Professor Stefano Zamagni
“Economics is a science that was developed in a period after the first Industrial Revolution on the basis of one anthropological assumption, that is, on the "economic man" (homo economicus).”
“But the economic man is a lonely individual who has only one goal: to maximize personal interest, self interest. And the old economics knowledge was created on this premise—that human beings are essentially selfish. And when they relate a relation to others it is only for instrumental reasons, in order to obtain more.”
“The problem of the present-day situation is that people who follow this anthropology, accumulate more wealth, but they become more and more unhappy. And so, nowadays, the issue of happiness is on the frontlines. What’s the point of maximizing income if the result is an increment of unhappiness?”
“The Economy of Communion is a challenge from a practical point of view. Today, in the era of so-called globalization, the situation is difficult. In the past, people allowed us to believe that it was enough to practice the paradigm of homo economicus to solve all the problems. Now we are living in a period where that is not true. We have many more problems than in the past.”
“Now a new type of conflict is emerging in our society: the "conflict of identity"—not to be confused with the conflict of interest. The conflict of identity is a conflict which is "declined" on the dimension of being, not of having—to be or not to be. And what are typical issues of the conflict of identity? These are religious identity, ethnic identity and cultural identity.”
“The novelty is that we cannot cope with the problems stirred up by the conflict of identity with the same tools used in the past in the conflict of interest where the strategy is to redistribute. If the conflict is between those who have and those who don’t have, the solution would be to take away from the rich and give to the poor. But can you do the same with the conflict of identity? Of course not. I cannot approach a Muslim and say, "How much do you want in order to give up 30% or 40% of your identity?" That question makes no sense. It creates a reaction in the other and the end result will be terrorism of various types.”
“In other words, the conflict of identity hinges on the dignity of the person. You cannot use the typical economic instruments to cope with it. You cannot buy identity. You can buy the interest. For example, you can ask workers how much they want in order to stop the strike and they will respond, "Give me 30% more of my salary and I’ll be O.K." But you cannot do the same with identity. That would be an offense to one’s dignity.”
“One can now understand why the logic of the Economy of Communion is a real challenge. This innovative economic system is an attempt to show that you can do business respecting the identity of the other. In this way the other who cooperates with you does not feel repressed or humiliated. Today humiliation is the true original sin of our society. You can humiliate someone even if you give him or her "stuff"—that is called paternalism. Paternalism is generous, in the sense of philanthropic generosity. But when people feel humiliated you can be sure they will react, and most of the time violently. The idea of the Economy of Communion is to give value to the whole of the person, including his or her religious, ethnic or cultural identity.”

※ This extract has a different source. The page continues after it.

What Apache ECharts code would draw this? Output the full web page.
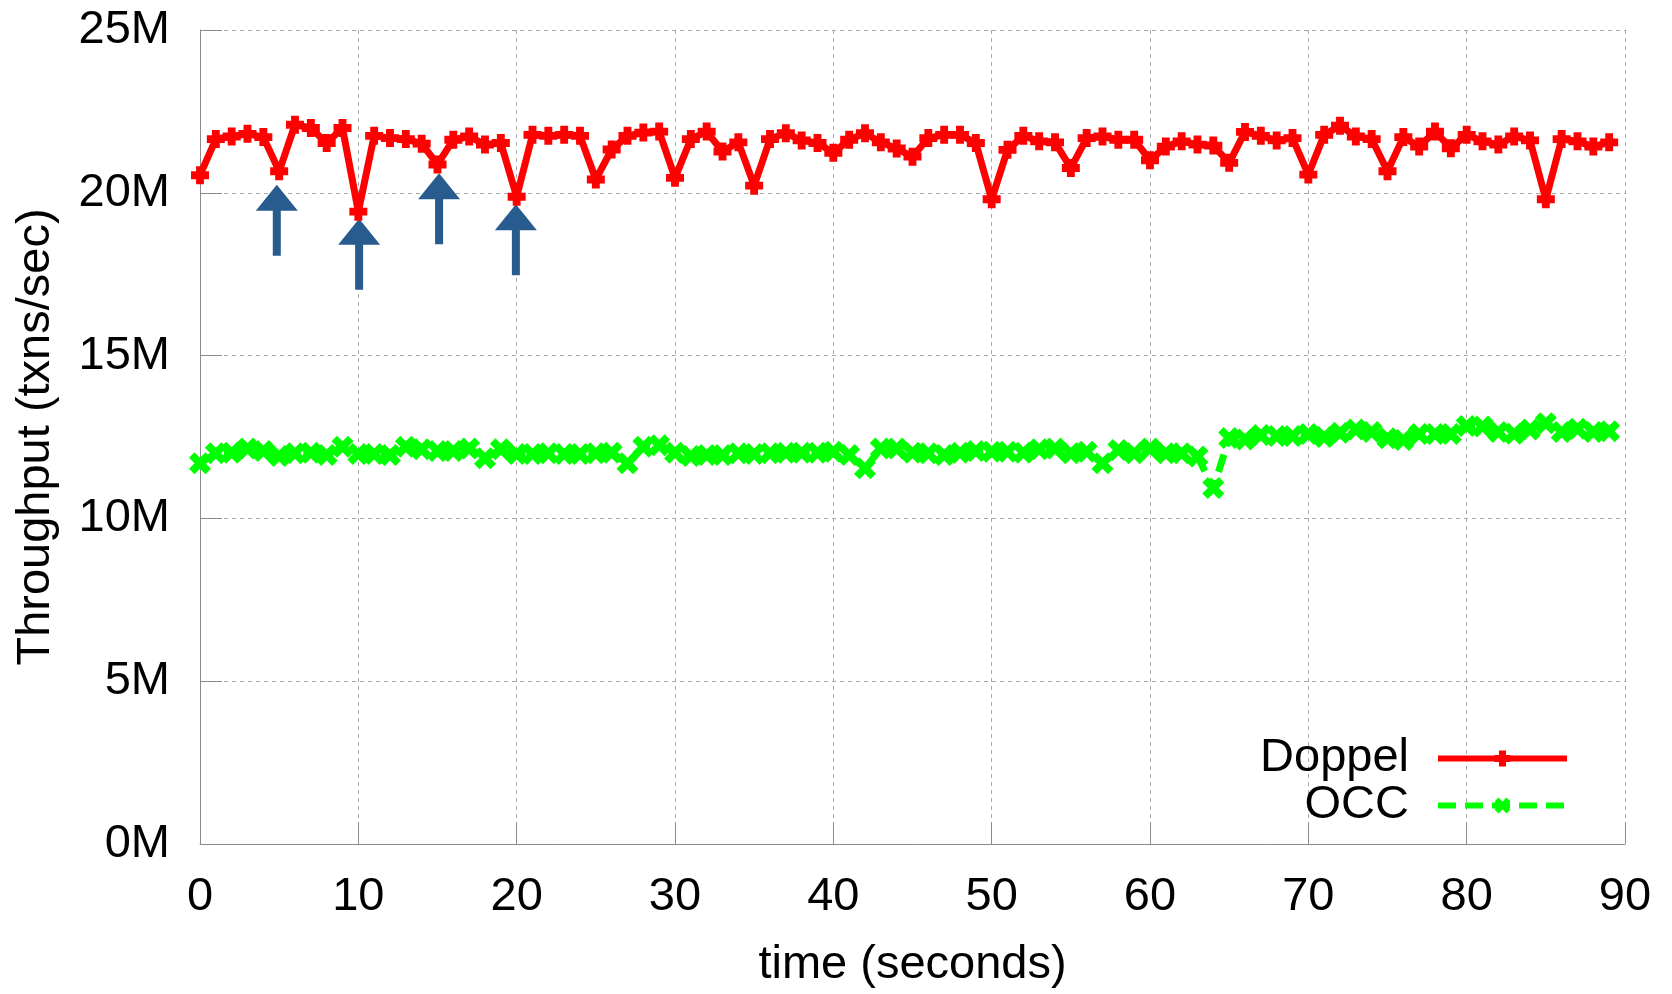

“Most people believe that the basic principle of economics is the principle of profit-maximization. We do not deny that, but we show that even more fundamental is the principle of reciprocity. In other words, in those economies where you have a culture of profit-maximization without a principle of reciprocity you can maximize profits and wealth but you do not make people happy.”
“Chiara Lubich’s innovative idea of the Economy of Communion can be visualized as the last ring of a chain which started in that period. And the fact that she hardly knows anything about economics is even more relevant. Such an idea would have never occurred to an economist. It occurred to Chiara because she is interested in the happiness of the person.”

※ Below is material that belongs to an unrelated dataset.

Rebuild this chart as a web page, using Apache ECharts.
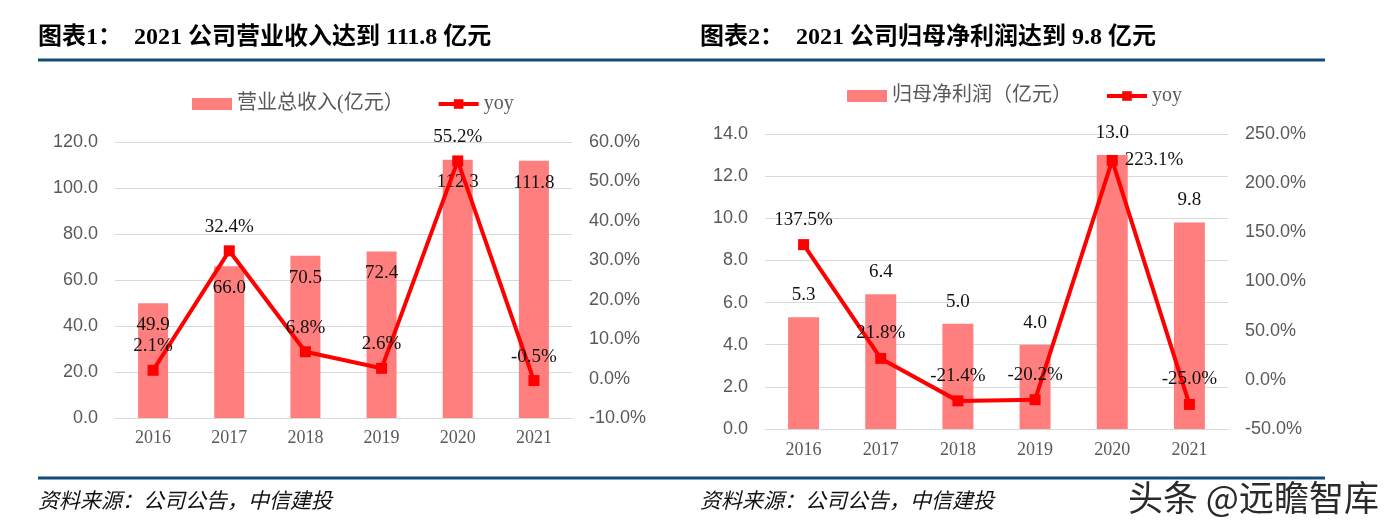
<!DOCTYPE html>
<html>
<head>
<meta charset="utf-8">
<script src="https://cdn.jsdelivr.net/npm/echarts@6/dist/echarts.min.js"></script>
<style>
html,body{margin:0;padding:0;background:#fff;}
#c{width:1384px;height:532px;}
</style>
</head>
<body>
<div id="c"></div>
<script>
// ---- data ----
const categories = ['2016', '2017', '2018', '2019', '2020', '2021'];
const revenue = [49.9, 66.0, 70.5, 72.4, 112.3, 111.8];
const revenueYoy = [2.1, 32.4, 6.8, 2.6, 55.2, -0.5];
const profit = [5.3, 6.4, 5.0, 4.0, 13.0, 9.8];
const profitYoy = [137.5, 21.8, -21.4, -20.2, 223.1, -25.0];
const revenueName = '营业总收入(亿元）';
const profitName = '归母净利润（亿元）';
const yoyName = 'yoy';
const title1 = '图表1：  2021 公司营业收入达到 111.8 亿元';
const title2 = '图表2：  2021 公司归母净利润达到 9.8 亿元';
const sourceText = '资料来源：公司公告，中信建投';
const watermark = '头条 @远瞻智库';

// ---- styles ----
const BAR = '#FF7F7F';
const RED = '#FF0000';
const GREY = '#595959';
const GRIDC = '#D9D9D9';
const SERIF = "'Liberation Serif', 'Noto Sans CJK SC', serif";
const SANS = "'Liberation Sans', Arial, sans-serif";
const MIX = "'Liberation Serif', 'Noto Sans CJK SC', serif";

const chart = echarts.init(document.getElementById('c'), null, {renderer: 'canvas'});

const valLabel = {fontFamily: SERIF, fontSize: 19, color: '#111'};

function xAxis(gi, margin) {
  return {
    type: 'category', gridIndex: gi, data: categories,
    axisLine: {onZero: false, lineStyle: {color: GRIDC, width: 1}},
    axisTick: {show: false},
    axisLabel: {color: GREY, fontFamily: SERIF, fontSize: 18, margin: margin}
  };
}
function yLeft(gi, min, max, interval) {
  return {
    type: 'value', gridIndex: gi, position: 'left', min: min, max: max, interval: interval,
    axisLine: {show: false}, axisTick: {show: false},
    axisLabel: {color: GREY, fontFamily: SANS, fontSize: 18, margin: 17,
      formatter: v => v.toFixed(1)},
    splitLine: {show: true, lineStyle: {color: GRIDC, width: 1}}
  };
}
function yRight(gi, min, max, interval) {
  return {
    type: 'value', gridIndex: gi, position: 'right', min: min, max: max, interval: interval,
    axisLine: {show: false}, axisTick: {show: false},
    axisLabel: {color: GREY, fontFamily: SANS, fontSize: 18, margin: 17,
      formatter: v => v.toFixed(1) + '%'},
    splitLine: {show: false}
  };
}

function barSeries(name, data, xi, yi, width, pos) {
  return {
    name: name, type: 'bar', xAxisIndex: xi, yAxisIndex: yi, data: data,
    barWidth: width, itemStyle: {color: BAR}, z: 2,
    label: Object.assign({show: true, position: pos, distance: 12.5,
      formatter: p => p.value.toFixed(1)}, valLabel)
  };
}
function lineSeries(data, xi, yi, dist, overrides) {
  return {
    name: yoyName, type: 'line', xAxisIndex: xi, yAxisIndex: yi,
    data: data.map((v, i) => overrides && overrides[i] ? {value: v, label: overrides[i]} : v),
    symbol: 'rect', symbolSize: 11, z: 3,
    lineStyle: {color: RED, width: 4},
    itemStyle: {color: RED},
    label: Object.assign({show: true, position: 'top', distance: dist,
      formatter: p => p.value.toFixed(1) + '%'}, valLabel)
  };
}

function legend(left, top, barName) {
  return {
    left: left, top: top, padding: 0, itemGap: 33, itemWidth: 40, itemHeight: 12,
    textStyle: {color: GREY, fontFamily: MIX, fontSize: 20, padding: [0, 0, 0, 0]},
    data: [
      {name: barName, icon: 'rect', itemStyle: {color: BAR}},
      {name: yoyName, lineStyle: {width: 4, color: RED}, itemStyle: {color: RED}}
    ]
  };
}

const option = {
  backgroundColor: '#fff',
  animation: false,
  legend: [legend(192, 94, revenueName), legend(847, 86, profitName)],
  grid: [
    {left: 115, top: 142, width: 457, height: 276, containLabel: false},
    {left: 765, top: 134, width: 463, height: 295, containLabel: false}
  ],
  xAxis: [xAxis(0, 11), xAxis(1, 12)],
  yAxis: [
    yLeft(0, 0, 120, 20), yRight(0, -10, 60, 10),
    yLeft(1, 0, 14, 2), yRight(1, -50, 250, 50)
  ],
  series: [
    barSeries(revenueName, revenue, 0, 0, 30, 'insideTop'),
    lineSeries(revenueYoy, 0, 1, 9),
    barSeries(profitName, profit, 1, 2, 31, 'top'),
    lineSeries(profitYoy, 1, 3, 10, {4: {position: 'right', distance: 7}})
  ],
  graphic: [
    {type: 'text', x: 38, y: 38, style: {text: title1, font: "bold 24px " + MIX, fill: '#000', verticalAlign: 'middle'}},
    {type: 'text', x: 700, y: 38, style: {text: title2, font: "bold 24px " + MIX, fill: '#000', verticalAlign: 'middle'}},
    {type: 'rect', shape: {x: 38, y: 58.5, width: 1287, height: 3}, style: {fill: '#124E78'}},
    {type: 'rect', shape: {x: 38, y: 476.5, width: 1287, height: 3}, style: {fill: '#124E78'}},
    {type: 'text', x: 38, y: 500, style: {text: sourceText, font: "italic 21px 'Noto Sans CJK SC'", fill: '#111', verticalAlign: 'middle'}},
    {type: 'text', x: 700, y: 500, style: {text: sourceText, font: "italic 21px 'Noto Sans CJK SC'", fill: '#111', verticalAlign: 'middle'}},
    {type: 'text', x: 1128, y: 498, style: {text: watermark, font: "35px 'Noto Sans CJK SC'", fill: '#2a2a2a', stroke: '#fff', lineWidth: 2, verticalAlign: 'middle'}}
  ]
};
chart.setOption(option);
</script>
</body>
</html>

“For understandable reasons, the concept of reciprocity has been confused with the concept of exchange of equivalents. The basic difference is that the exchange of equivalents is impersonal. In the morning you go to buy a newspaper and you give one dollar. That is the price. I do not need to know you in order to get from you the newspaper. I only need my purchasing power and you need to have the property rights to sell me your newspaper. But I do not need to know who you are.”
“Relations of reciprocity presuppose the knowledge of the identity of the other. In other words, the reciprocity principle applies the principle of fraternity, brotherhood. Most people confuse the word solidarity with fraternity. Solidarity means that I should feel responsible for the well being of the others. But I do not need to know who the others are. I can apply solidarity to people I never met. Fraternity is different: it is based not only on giving, but on giving with the intention of establishing a relationship.”

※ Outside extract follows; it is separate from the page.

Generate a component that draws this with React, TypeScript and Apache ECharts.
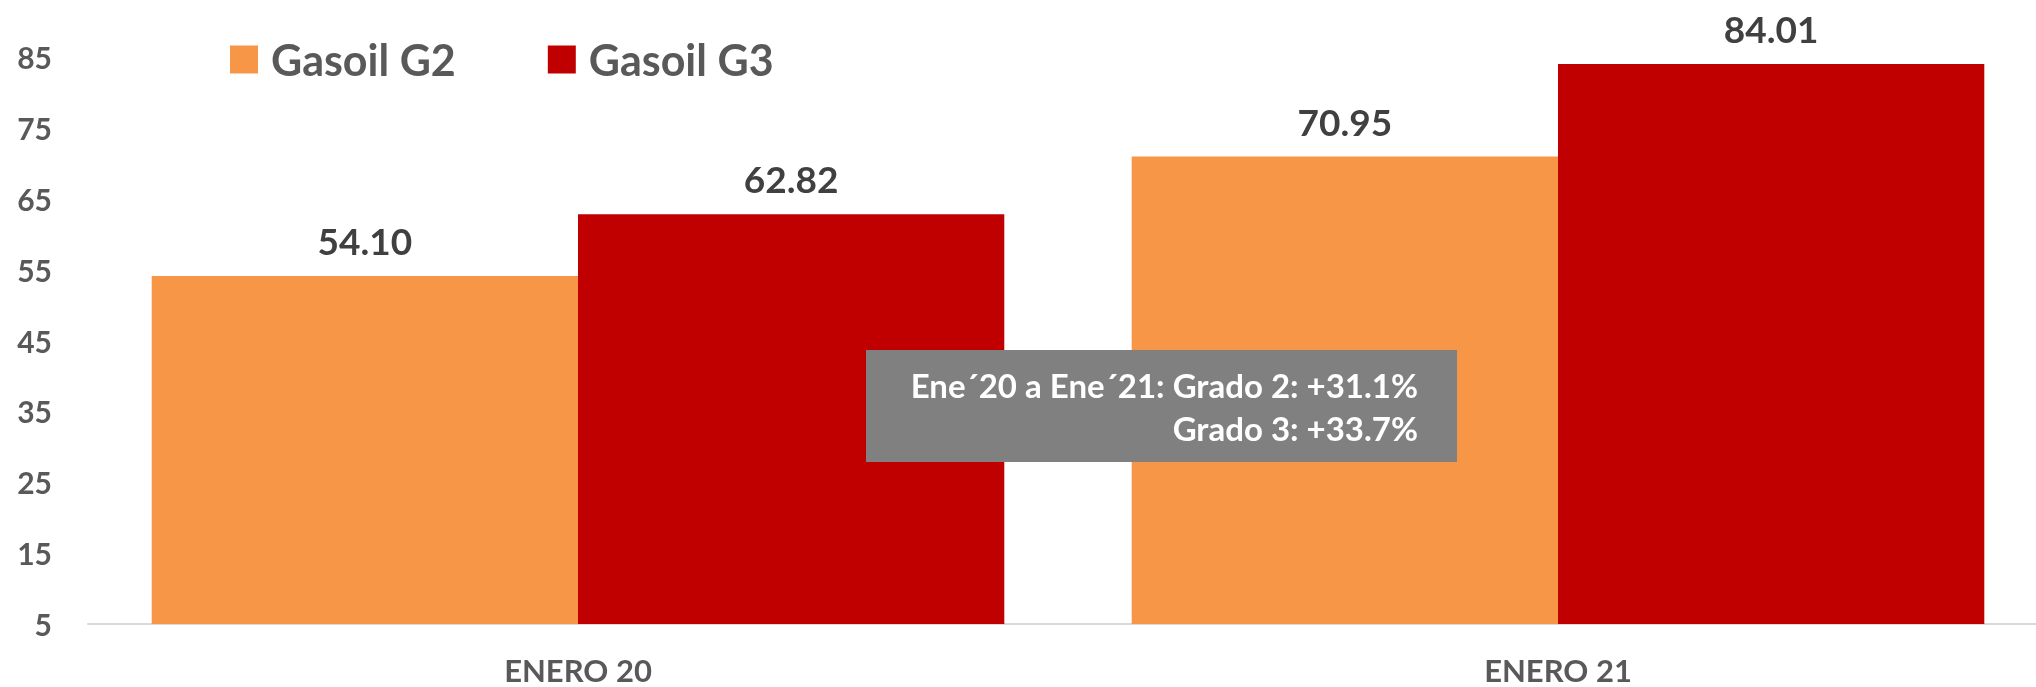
import React, { useEffect, useRef } from "react";
import * as echarts from "echarts";

const categories = ["ENERO 20", "ENERO 21"];
const seriesNames = ["Gasoil G2", "Gasoil G3"];
const g2Values = [54.1, 70.95];
const g3Values = [62.82, 84.01];
const yTicks = { min: 5, max: 85, interval: 10 };
const noteLines = ["Ene´20 a Ene´21: Grado 2: +31.1%", "Grado 3: +33.7%"];

const FONT = "Lato, 'Open Sans', sans-serif";

export default function App() {
  const ref = useRef<HTMLDivElement>(null);
  useEffect(() => {
    if (!ref.current) return;
    const chart = echarts.init(ref.current, undefined, { renderer: "svg" });
    const labelStyle = {
      show: true,
      position: "top" as const,
      distance: 17,
      fontFamily: FONT,
      fontWeight: "bold" as const,
      fontSize: 37,
      lineHeight: 37,
      color: "#404040",
      formatter: (p: any) => Number(p.value).toFixed(2),
    };
    chart.setOption({
      animation: false,
      textStyle: { fontFamily: FONT },
      legend: {
        left: 225,
        top: 33,
        icon: "rect",
        itemWidth: 28,
        itemHeight: 28,
        itemGap: 92,
        data: seriesNames,
        textStyle: {
          fontFamily: FONT,
          fontWeight: "bold",
          fontSize: 43,
          color: "#595959",
          padding: [0, 0, 0, 8],
        },
      },
      grid: { left: 88, right: 0, top: 57, bottom: 63 },
      xAxis: {
        type: "category",
        data: categories,
        axisTick: { show: false },
        axisLine: { lineStyle: { color: "#D9D9D9", width: 2 } },
        axisLabel: {
          margin: 30,
          fontFamily: FONT,
          fontWeight: "bold",
          fontSize: 31,
          color: "#595959",
        },
      },
      yAxis: {
        type: "value",
        min: yTicks.min,
        max: yTicks.max,
        interval: yTicks.interval,
        axisLine: { show: false },
        axisTick: { show: false },
        splitLine: { show: false },
        axisLabel: {
          margin: 36,
          fontFamily: FONT,
          fontWeight: "bold",
          fontSize: 30,
          color: "#595959",
        },
      },
      series: [
        {
          name: seriesNames[0],
          type: "bar",
          data: g2Values,
          barGap: "0%",
          barCategoryGap: "13%",
          itemStyle: { color: "#F79646" },
          label: labelStyle,
        },
        {
          name: seriesNames[1],
          type: "bar",
          data: g3Values,
          barGap: "0%",
          barCategoryGap: "13%",
          itemStyle: { color: "#C00000" },
          label: labelStyle,
        },
      ],
      graphic: [
        {
          type: "rect",
          left: 866,
          top: 350,
          shape: { width: 591, height: 112 },
          style: { fill: "#808080" },
          z: 10,
        },
        {
          type: "text",
          x: 1418,
          y: 385,
          z: 11,
          style: {
            text: noteLines[0],
            fill: "#FFFFFF",
            font: `bold 33px ${FONT}`,
            textAlign: "right",
            textVerticalAlign: "middle",
          },
        },
        {
          type: "text",
          x: 1418,
          y: 428,
          z: 11,
          style: {
            text: noteLines[1],
            fill: "#FFFFFF",
            font: `bold 33px ${FONT}`,
            textAlign: "right",
            textVerticalAlign: "middle",
          },
        },
      ],
    });
    return () => chart.dispose();
  }, []);
  return (
    <div
      style={{
        position: "fixed",
        left: 0,
        top: 0,
        width: 2036,
        height: 687,
        overflow: "hidden",
      }}
    >
      <div ref={ref} style={{ width: 2048, height: 687 }} />
    </div>
  );
}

“Now consider what happens in a regular business of the economy of communion, in the relationships among people living and working in the Economy of Communion. Solidarity implies trying to make different people equal. Fraternity allows equals to be diverse. Under fraternity people flourish. Under solidarity that is not guaranteed. With the principle of fraternity not only do I tolerate that you are different from me, but I want you to be different from me. I want you to flourish according to your proper dimensions. That strengthens our unity.”
“An Economy of Communion business is where people translate the principle of reciprocity into everyday life. It is as efficient as another business, and those who work there feel fulfilled and happy. We were all born for happiness.”
Sharing is the true nature of man
The EoC revolutionized the capitalist paradigm from accumulation of wealth to that of sharing wealth. What it does really is redirect the economic mindset to conform to the true nature of man—that of wanting to share just as parents would share with their children, friends with other friends.
What EoC does is to expand the circle of those with whom man can share his bounty, to now include the poor and the needy.
The failure to be happy is rooted to the mindset that focuses on accumulation of wealth. Man can never be happy when he is in conflict with his true nature.
It is easy to see why those who come across the EoC are imbued with an enormous fresh charge of hope. There are now over 750 successful and profitable companies who practice the EoC in over 30 countries in 5 continents. These are companies that enjoy industrial peace, optimum production efficiency, pay correct taxes, and protect the environment, among other good and positive things— and still make money.